Olympe de Gouges

Olympe de Gouges by Alexandre Kucharski (1741-1819)

Location:
270 Rue Saint Honoré

English translation

"Born in Montauban on May 7, 1748, Olympe de Gouges, widowed at 18, moved to Paris, where her contemporaries attested to her beauty. Self-educated, she completed her intellectual training to write an abundant body of work, both theatrical and political. Inspired by the natural rights of humankind, she declared herself opposed to slavery, and called for shelters for “the old people without strength, children without support and widows”. Driven by a warm and lucid feminism, in September 1791 she published a “Declaration of the Rights of Woman and of the [Female] Citizen”, a veritable defence of “this sex, once despicable and respected, and since the Revolution, respectable and despised”. Settled here, in a pied-à-terre close to the Assembly, she declared: “No one should be disturbed for their opinions, even fundamental ones: a woman has the right to mount the scaffold, she must also have the right to mount the rostrum”. Tried, without a lawyer, for offending the sovereignty of the people, she was guillotined on November 3, 1793." (Translated by DeepL and ChatGPT)

Background notes

  • Olympe de Gouges (1748–1793) was a French playwright, political activist, and early feminist. She was born in Montauban, a town in southwestern France, with the birth name Marie Gouze, and married at the age of 16 to Louis Aubry, a much older man. Their marriage was reportedly unhappy, and Aubry died a short time later, leaving her a widow at just 18. His death freed her to move to Paris, where she reinvented herself under the name "Olympe de Gouges" and pursued her intellectual and literary ambitions.
  • The Declaration of the Rights of Man and the Citizen was written in 1789 during the early stages of the French Revolution. It became a foundational document for modern human rights but excluded women. Olympe de Gouges directly responded to this exclusion with her Declaration of the Rights of Woman and the Female Citizen in 1791, structured as a critique and parallel to the male-centric original, highlighting the hypocrisy of the Revolution's egalitarian ideals that failed to include half the population. It also proposed specific reforms, such as granting women the right to vote, access education, and participate in public office.
  • Olympe de Gouges criticises the shifting societal attitudes and hypocrisy toward women. Before the Revolution, women were considered inferior ("despicable") but had some influence in society through informal means, often “respected” in social or domestic roles. After the Revolution, despite the rhetoric of liberty and equality, women were given no political rights and were marginalised (respectable yet scorned or despised). This phrase highlights her view of the Revolution as a missed opportunity for gender equality.
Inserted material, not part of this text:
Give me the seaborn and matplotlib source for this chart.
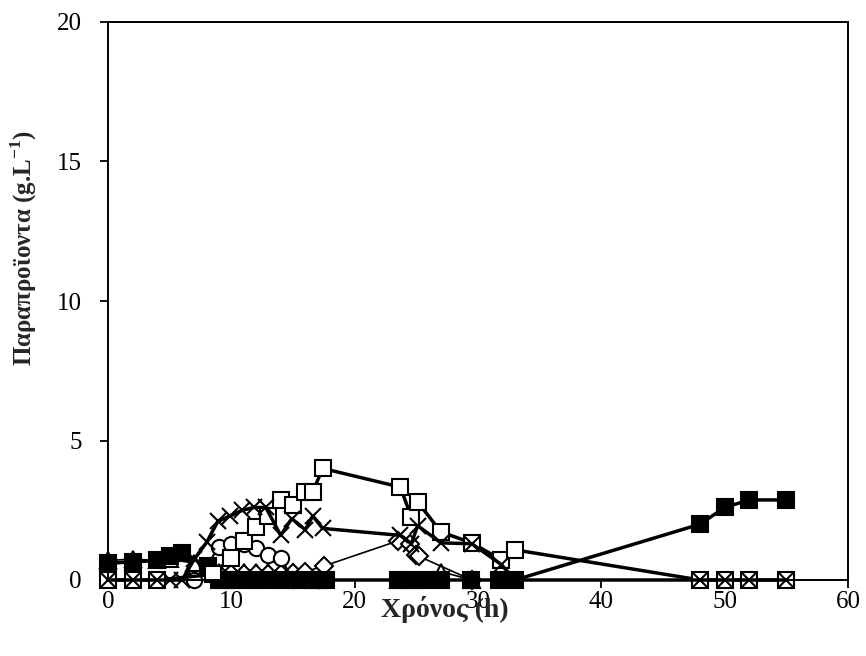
import matplotlib
matplotlib.use("Agg")
import matplotlib.pyplot as plt
import seaborn as sns

# time (h) and concentration (g/L) for each by-product series
t_sq_filled = [0, 2, 4, 5, 6, 8.1, 9, 9.5, 10, 11, 12, 13, 14, 15, 16, 17, 17.7,
               23.5, 24.5, 25.5, 27, 29.4, 31.7, 33, 48, 50, 52, 55]
v_sq_filled = [0.6, 0.65, 0.7, 0.85, 0.95, 0.5, 0, 0, 0, 0, 0, 0, 0, 0, 0, 0, 0,
               0, 0, 0, 0, 0, 0, 0, 2.0, 2.6, 2.87, 2.87]

t_sq_open = [0, 2, 4, 8.5, 10, 11, 12, 13, 14, 15, 16, 16.6, 17.4,
             23.7, 24.6, 25.1, 27, 29.5, 31.9, 33, 48, 50, 52, 55]
v_sq_open = [0, 0, 0, 0.2, 0.8, 1.4, 1.9, 2.3, 2.85, 2.7, 3.15, 3.15, 4.0,
             3.33, 2.25, 2.8, 1.72, 1.33, 0.72, 1.08, 0, 0, 0, 0]

t_cross = [0, 2, 4, 5, 6, 7, 8, 8.9, 9.9, 10.9, 11.8, 12.8, 14, 14.9, 16, 16.6, 17.4,
           23.7, 24.6, 25.1, 27, 29.5, 31.9, 33, 48, 50, 52, 55]
v_cross = [0, 0, 0, 0, 0, 0.75, 1.35, 2.1, 2.3, 2.5, 2.6, 2.6, 1.6, 2.2, 1.8, 2.3, 1.85,
           1.6, 1.3, 1.95, 1.33, 1.3, 0.55, 0, 0, 0, 0, 0]

t_circle = [7, 8, 9, 10, 11, 12, 13, 14, 15, 16, 17]
v_circle = [0, 0.5, 1.2, 1.3, 1.3, 1.15, 0.9, 0.8, 0, 0, 0]

t_diamond = [9, 10, 11, 12, 13, 14, 15, 16, 17.5, 23.5, 24.5, 25, 25.2, 29.5]
v_diamond = [0.2, 0.2, 0.2, 0.2, 0.2, 0.2, 0.25, 0.3, 0.5, 1.4, 1.3, 0.9, 0.85, 0]

t_triangle = [0, 2, 4, 5, 7, 9, 10, 11, 12, 13, 14, 15, 16, 17, 23.5, 25, 27, 29.5]
v_triangle = [0.7, 0.75, 0.7, 0.75, 0.6, 0.3, 0.3, 0.3, 0.3, 0.3, 0.3, 0.3, 0.3, 0,
              0, 0, 0.3, 0]

x_ticks = [0, 10, 20, 30, 40, 50, 60]
y_ticks = [0, 5, 10, 15, 20]

sns.set_style("ticks")
plt.rcParams['font.family'] = ['Liberation Serif', 'DejaVu Serif']
plt.rcParams['mathtext.fontset'] = 'custom'
plt.rcParams['mathtext.rm'] = 'Liberation Serif'
plt.rcParams['mathtext.bf'] = 'Liberation Serif:bold'

fig = plt.figure(figsize=(8.66, 6.56), dpi=100)
ax = fig.add_axes([108 / 866, 1 - 580 / 656, 740 / 866, 558 / 656])


def series(t, v, marker, ms, face, lw):
    sns.lineplot(x=t, y=v, ax=ax, sort=False, estimator=None, color='black',
                 linewidth=lw, marker=marker, markersize=ms,
                 markerfacecolor=face, markeredgecolor='black',
                 markeredgewidth=1.5, clip_on=False)


series(t_triangle, v_triangle, '^', 11, 'white', 1.2)
series(t_diamond, v_diamond, 'D', 9.5, 'white', 1.2)
series(t_circle, v_circle, 'o', 11, 'white', 1.5)
series(t_sq_filled, v_sq_filled, 's', 12, 'black', 2.5)
series(t_sq_open, v_sq_open, 's', 11.5, 'white', 2.5)
series(t_cross, v_cross, 'x', 12, 'white', 2.5)

ax.set_xlim(0, 60)
ax.set_ylim(0, 20)
ax.set_xticks(x_ticks)
ax.set_yticks(y_ticks)
ax.tick_params(axis='both', direction='out', length=6, width=1.3, labelsize=18,
               colors='black')
ax.tick_params(axis='y', pad=13)
ax.tick_params(axis='x', pad=2)
for s in ax.spines.values():
    s.set_visible(True)
    s.set_linewidth(1.4)
    s.set_color('black')

ax.set_xlabel('Χρόνος (h)', fontsize=20, fontweight='bold')
ax.set_ylabel('Παραπροϊοντα (g.L$^{\\mathbf{-1}}$)', fontsize=18, fontweight='bold')
ax.xaxis.set_label_coords(0.455, -0.028)
ax.yaxis.set_label_coords(-0.093, 0.595)

fig.savefig('out.png', dpi=100)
The quote also uses a clever rhetorical device, pairing "méprisable"(despicable) with "respecté"(respected) and then flipping them to "respectable" and "méprisé"(despised).
  • She settled here (270 Rue Saint Honoré) near the National Assembly of France (which was then in the Tuileries in the Salle du Manège), the revolutionary legislative body in power at the time. 
  • The quote from her Declaration of the Rights of Woman emphasises freedom of expression and equality, arguing that if women can be subjected to execution ("mount the scaffold"), they should also have the right to participate in public life and politics ("mount the rostrum"). She challenges the double standards of Revolutionary France.
  • She was charged specifically with sedition for posting a federalist-leaning political poster that criticised the Jacobin government and leaders like Robespierre. As a perceived enemy of the Revolution she was denied legal representation and was executed by the order of the Revolutionary Tribunal, under the influence of the Jacobins, for her alleged betrayal of the people. Her execution occurred at the time known as the Reign of Terror, noted for its extreme violence and repression under the Jacobins. 
  • Olympe de Gouges is now celebrated as a pioneering feminist and human rights advocate. Her works remain influential in discussions of equality and justice.